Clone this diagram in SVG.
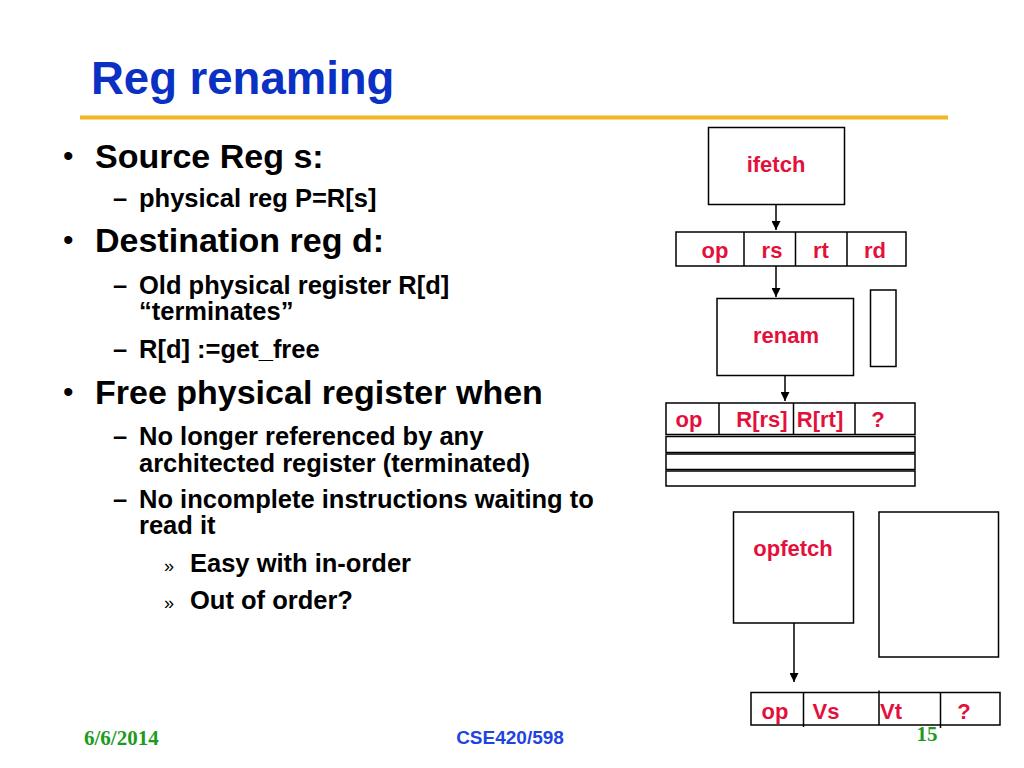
<svg xmlns="http://www.w3.org/2000/svg" width="1024" height="768" viewBox="0 0 1024 768">
<style>
.t{font-family:"Liberation Sans",Arial,sans-serif;font-weight:bold;fill:#000}
.l1{font-size:34px}
.l2{font-size:25.5px}
.bu{font-family:"Liberation Sans",Arial,sans-serif;font-size:30px;fill:#000}
.lab{font-family:"Liberation Sans",Arial,sans-serif;font-weight:bold;font-size:22px;fill:#E3103C;text-anchor:middle}
.box{fill:#fff;stroke:#000;stroke-width:1.5}
.ln{stroke:#000;stroke-width:1.5;fill:none}
.tm{font-family:"Liberation Serif","Times New Roman",serif;font-weight:bold;font-size:21px;fill:#1E9A1E}
</style>
<defs>
<marker id="ah" markerUnits="userSpaceOnUse" markerWidth="9" markerHeight="9" refX="9" refY="4.5" orient="auto">
<path d="M0,0 L9,4.5 L0,9 z" fill="#000"/>
</marker>
</defs>
<rect width="1024" height="768" fill="#fff"/>
<text x="91" y="94" style="font-family:'Liberation Sans',Arial,sans-serif;font-weight:bold;font-size:45.5px;fill:#0A30C4">Reg renaming</text>
<line x1="80" y1="117.5" x2="948" y2="117.5" stroke="#F2B822" stroke-width="4"/>
<g id="bullets">
<text class="bu" x="63" y="166">•</text>
<text class="t l1" x="95" y="168">Source Reg s:</text>
<text class="t l2" x="113" y="207">–</text>
<text class="t l2" x="139" y="207">physical reg P=R[s]</text>
<text class="bu" x="63" y="250">•</text>
<text class="t l1" x="95" y="252">Destination reg d:</text>
<text class="t l2" x="113" y="294">–</text>
<text class="t l2" x="139" y="294">Old physical register R[d]</text>
<text class="t l2" x="139" y="320">“terminates”</text>
<text class="t l2" x="113" y="358">–</text>
<text class="t l2" x="139" y="358">R[d] :=get_free</text>
<text class="bu" x="63" y="402">•</text>
<text class="t l1" x="95" y="404">Free physical register when</text>
<text class="t l2" x="113" y="445">–</text>
<text class="t l2" x="139" y="445">No longer referenced by any</text>
<text class="t l2" x="139" y="472">architected register (terminated)</text>
<text class="t l2" x="113" y="508">–</text>
<text class="t l2" x="139" y="508">No incomplete instructions waiting to</text>
<text class="t l2" x="139" y="534">read it</text>
<text x="164" y="572" style="font-family:'Liberation Sans',Arial,sans-serif;font-size:18px;fill:#000">»</text>
<text class="t l2" x="190" y="572">Easy with in-order</text>
<text x="164" y="609" style="font-family:'Liberation Sans',Arial,sans-serif;font-size:18px;fill:#000">»</text>
<text class="t l2" x="190" y="609">Out of order?</text>
</g>
<g id="ifetch">
<rect class="box" x="708.5" y="127.5" width="136" height="77"/>
<text class="lab" x="776" y="172">ifetch</text>
</g>
<g id="instr-row">
<rect class="box" x="676" y="232" width="230" height="34"/>
<line class="ln" x1="744" y1="232" x2="744" y2="266"/>
<line class="ln" x1="795.5" y1="232" x2="795.5" y2="266"/>
<line class="ln" x1="847" y1="232" x2="847" y2="266"/>
<text class="lab" x="715" y="257.5">op</text>
<text class="lab" x="772" y="257.5">rs</text>
<text class="lab" x="821" y="257.5">rt</text>
<text class="lab" x="875" y="257.5">rd</text>
</g>
<g id="renam">
<rect class="box" x="717" y="298.5" width="136.5" height="77"/>
<text class="lab" x="786" y="343">renam</text>
</g>
<g id="map-table">
<rect class="box" x="870.5" y="290" width="25.5" height="76.5"/>
</g>
<g id="renamed-row">
<rect class="box" x="666" y="403" width="249" height="31.5"/>
<line class="ln" x1="719" y1="403" x2="719" y2="434.5"/>
<line class="ln" x1="793.5" y1="403" x2="793.5" y2="434.5"/>
<line class="ln" x1="855" y1="403" x2="855" y2="434.5"/>
<text class="lab" x="689" y="427">op</text>
<text class="lab" x="762" y="427">R[rs]</text>
<text class="lab" x="820" y="427">R[rt]</text>
<text class="lab" x="878" y="427">?</text>
<rect class="box" x="666" y="436.5" width="249" height="16"/>
<rect class="box" x="666" y="454" width="249" height="15.5"/>
<rect class="box" x="666" y="471" width="249" height="15"/>
</g>
<g id="opfetch">
<rect class="box" x="733.5" y="512" width="120" height="111"/>
<text class="lab" x="793" y="556">opfetch</text>
</g>
<g id="regfile">
<rect class="box" x="879" y="512" width="119.5" height="145"/>
</g>
<g id="operand-row">
<rect class="box" x="751" y="692.5" width="249" height="32.5"/>
<line class="ln" x1="803.5" y1="692.5" x2="803.5" y2="727"/>
<line class="ln" x1="879" y1="690.5" x2="879" y2="725"/>
<line class="ln" x1="940.5" y1="692.5" x2="940.5" y2="728"/>
<text class="lab" x="775" y="718.5">op</text>
<text class="lab" x="826" y="718.5">Vs</text>
<text class="lab" x="880" y="718.5" style="text-anchor:start">Vt</text>
<text class="lab" x="964" y="718.5">?</text>
</g>
<g id="connectors">
<line class="ln" x1="776" y1="204.5" x2="776" y2="230" marker-end="url(#ah)"/>
<line class="ln" x1="776" y1="266" x2="776" y2="297" marker-end="url(#ah)"/>
<line class="ln" x1="785" y1="375.5" x2="785" y2="401" marker-end="url(#ah)"/>
<line class="ln" x1="794" y1="623" x2="794" y2="682" marker-end="url(#ah)"/>
</g>
<g id="footer">
<text class="tm" x="84" y="745">6/6/2014</text>
<text x="510" y="744" style="font-family:'Liberation Sans',Arial,sans-serif;font-weight:bold;font-size:19px;fill:#1F45E0;text-anchor:middle">CSE420/598</text>
<text class="tm" x="927" y="741" style="text-anchor:middle">15</text>
</g>
</svg>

:: Do this ::
Retype each line of the listing above word for word. Exclude the pictures.

:: Full answer ::
Clone this diagram in SVG.
<svg xmlns="http://www.w3.org/2000/svg" width="1024" height="768" viewBox="0 0 1024 768">
<style>
.t{font-family:"Liberation Sans",Arial,sans-serif;font-weight:bold;fill:#000}
.l1{font-size:34px}
.l2{font-size:25.5px}
.bu{font-family:"Liberation Sans",Arial,sans-serif;font-size:30px;fill:#000}
.lab{font-family:"Liberation Sans",Arial,sans-serif;font-weight:bold;font-size:22px;fill:#E3103C;text-anchor:middle}
.box{fill:#fff;stroke:#000;stroke-width:1.5}
.ln{stroke:#000;stroke-width:1.5;fill:none}
.tm{font-family:"Liberation Serif","Times New Roman",serif;font-weight:bold;font-size:21px;fill:#1E9A1E}
</style>
<defs>
<marker id="ah" markerUnits="userSpaceOnUse" markerWidth="9" markerHeight="9" refX="9" refY="4.5" orient="auto">
<path d="M0,0 L9,4.5 L0,9 z" fill="#000"/>
</marker>
</defs>
<rect width="1024" height="768" fill="#fff"/>
<text x="91" y="94" style="font-family:'Liberation Sans',Arial,sans-serif;font-weight:bold;font-size:45.5px;fill:#0A30C4">Reg renaming</text>
<line x1="80" y1="117.5" x2="948" y2="117.5" stroke="#F2B822" stroke-width="4"/>
<g id="bullets">
<text class="bu" x="63" y="166">•</text>
<text class="t l1" x="95" y="168">Source Reg s:</text>
<text class="t l2" x="113" y="207">–</text>
<text class="t l2" x="139" y="207">physical reg P=R[s]</text>
<text class="bu" x="63" y="250">•</text>
<text class="t l1" x="95" y="252">Destination reg d:</text>
<text class="t l2" x="113" y="294">–</text>
<text class="t l2" x="139" y="294">Old physical register R[d]</text>
<text class="t l2" x="139" y="320">“terminates”</text>
<text class="t l2" x="113" y="358">–</text>
<text class="t l2" x="139" y="358">R[d] :=get_free</text>
<text class="bu" x="63" y="402">•</text>
<text class="t l1" x="95" y="404">Free physical register when</text>
<text class="t l2" x="113" y="445">–</text>
<text class="t l2" x="139" y="445">No longer referenced by any</text>
<text class="t l2" x="139" y="472">architected register (terminated)</text>
<text class="t l2" x="113" y="508">–</text>
<text class="t l2" x="139" y="508">No incomplete instructions waiting to</text>
<text class="t l2" x="139" y="534">read it</text>
<text x="164" y="572" style="font-family:'Liberation Sans',Arial,sans-serif;font-size:18px;fill:#000">»</text>
<text class="t l2" x="190" y="572">Easy with in-order</text>
<text x="164" y="609" style="font-family:'Liberation Sans',Arial,sans-serif;font-size:18px;fill:#000">»</text>
<text class="t l2" x="190" y="609">Out of order?</text>
</g>
<g id="ifetch">
<rect class="box" x="708.5" y="127.5" width="136" height="77"/>
<text class="lab" x="776" y="172">ifetch</text>
</g>
<g id="instr-row">
<rect class="box" x="676" y="232" width="230" height="34"/>
<line class="ln" x1="744" y1="232" x2="744" y2="266"/>
<line class="ln" x1="795.5" y1="232" x2="795.5" y2="266"/>
<line class="ln" x1="847" y1="232" x2="847" y2="266"/>
<text class="lab" x="715" y="257.5">op</text>
<text class="lab" x="772" y="257.5">rs</text>
<text class="lab" x="821" y="257.5">rt</text>
<text class="lab" x="875" y="257.5">rd</text>
</g>
<g id="renam">
<rect class="box" x="717" y="298.5" width="136.5" height="77"/>
<text class="lab" x="786" y="343">renam</text>
</g>
<g id="map-table">
<rect class="box" x="870.5" y="290" width="25.5" height="76.5"/>
</g>
<g id="renamed-row">
<rect class="box" x="666" y="403" width="249" height="31.5"/>
<line class="ln" x1="719" y1="403" x2="719" y2="434.5"/>
<line class="ln" x1="793.5" y1="403" x2="793.5" y2="434.5"/>
<line class="ln" x1="855" y1="403" x2="855" y2="434.5"/>
<text class="lab" x="689" y="427">op</text>
<text class="lab" x="762" y="427">R[rs]</text>
<text class="lab" x="820" y="427">R[rt]</text>
<text class="lab" x="878" y="427">?</text>
<rect class="box" x="666" y="436.5" width="249" height="16"/>
<rect class="box" x="666" y="454" width="249" height="15.5"/>
<rect class="box" x="666" y="471" width="249" height="15"/>
</g>
<g id="opfetch">
<rect class="box" x="733.5" y="512" width="120" height="111"/>
<text class="lab" x="793" y="556">opfetch</text>
</g>
<g id="regfile">
<rect class="box" x="879" y="512" width="119.5" height="145"/>
</g>
<g id="operand-row">
<rect class="box" x="751" y="692.5" width="249" height="32.5"/>
<line class="ln" x1="803.5" y1="692.5" x2="803.5" y2="727"/>
<line class="ln" x1="879" y1="690.5" x2="879" y2="725"/>
<line class="ln" x1="940.5" y1="692.5" x2="940.5" y2="728"/>
<text class="lab" x="775" y="718.5">op</text>
<text class="lab" x="826" y="718.5">Vs</text>
<text class="lab" x="880" y="718.5" style="text-anchor:start">Vt</text>
<text class="lab" x="964" y="718.5">?</text>
</g>
<g id="connectors">
<line class="ln" x1="776" y1="204.5" x2="776" y2="230" marker-end="url(#ah)"/>
<line class="ln" x1="776" y1="266" x2="776" y2="297" marker-end="url(#ah)"/>
<line class="ln" x1="785" y1="375.5" x2="785" y2="401" marker-end="url(#ah)"/>
<line class="ln" x1="794" y1="623" x2="794" y2="682" marker-end="url(#ah)"/>
</g>
<g id="footer">
<text class="tm" x="84" y="745">6/6/2014</text>
<text x="510" y="744" style="font-family:'Liberation Sans',Arial,sans-serif;font-weight:bold;font-size:19px;fill:#1F45E0;text-anchor:middle">CSE420/598</text>
<text class="tm" x="927" y="741" style="text-anchor:middle">15</text>
</g>
</svg>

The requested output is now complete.